ICI, which previously relied on service level agreements with web hosting companies to maintain security, signed up to the £30,000-a-year service in January, after independent security consultants managed to subtly change one of ICI’s websites during a routine penetration test.
“The day the Slammer worm came out it paid for itself,” said Paul Simmonds, ICI’s global information security director. “When I heard my phone ring on a Saturday, I was able to log on and run a manual scan on the IP range of ICI. Ten minutes later I knew we had no issues.”
Although ICI was forced to ditch one of its hosting companies when the firm refused to address 13 vulnerabilities identified in its systems, most hosting companies have been happy to deal with the problems, Simmonds said.

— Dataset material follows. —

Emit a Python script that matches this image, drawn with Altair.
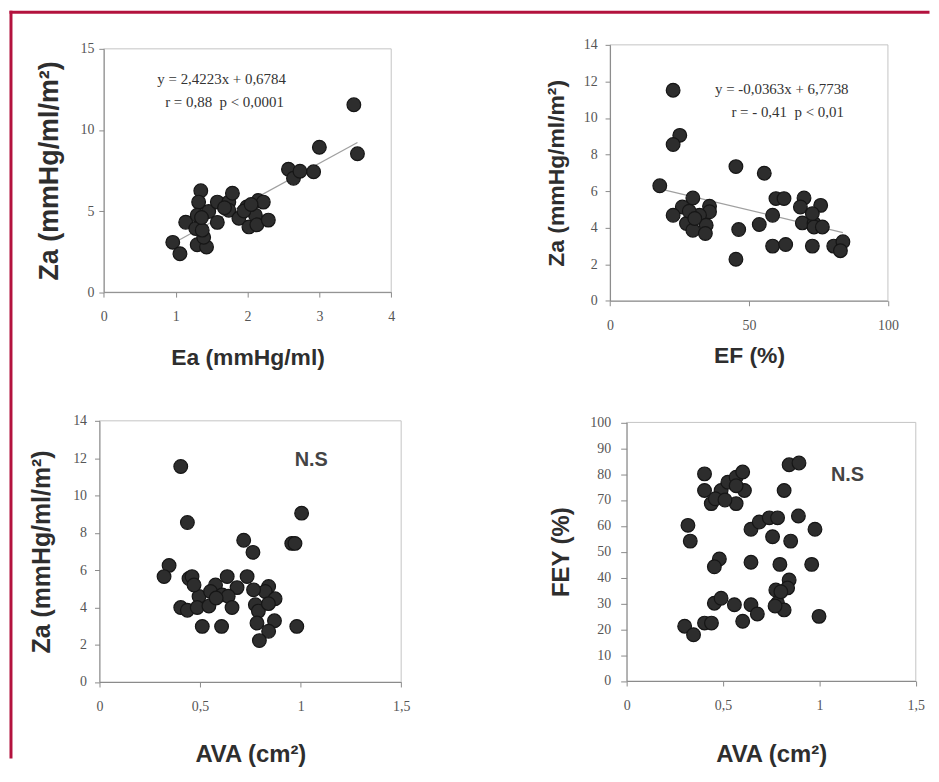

ICI is now planning to use a similar scanning service to analyse the company’s estimated 40,000 internal IP addresses for vulnerabilities. It is expected to put the contract out to tender at the end of the year.
Simmonds uses the Qualysguard scanning system to produce reports for ICI’s board. To date, they have shown a healthy monthly improvement in the security of the firm’s external websites .
“I regard myself as a business person first and an IT person second. My job is to go to the board and justify why they should spend money on IT security. The graph showing the treading down of the vulnerabilities justifies my existence, “ he said.
The system also delivers technical reports directly to ICI’s internal IT staff and security staff at the web hosting companies, who identify the vulnerabilities, rank them in order of seriousness, and give instructions on how they should be fixed.
It took only one afternoon of typing in the relevant IP address to set the system up, said Simmonds. The only hiccup was that, because of a communications breakdown, one hosting company did not realise it was being scanned by ICI and assumed it was facing a hacking attack.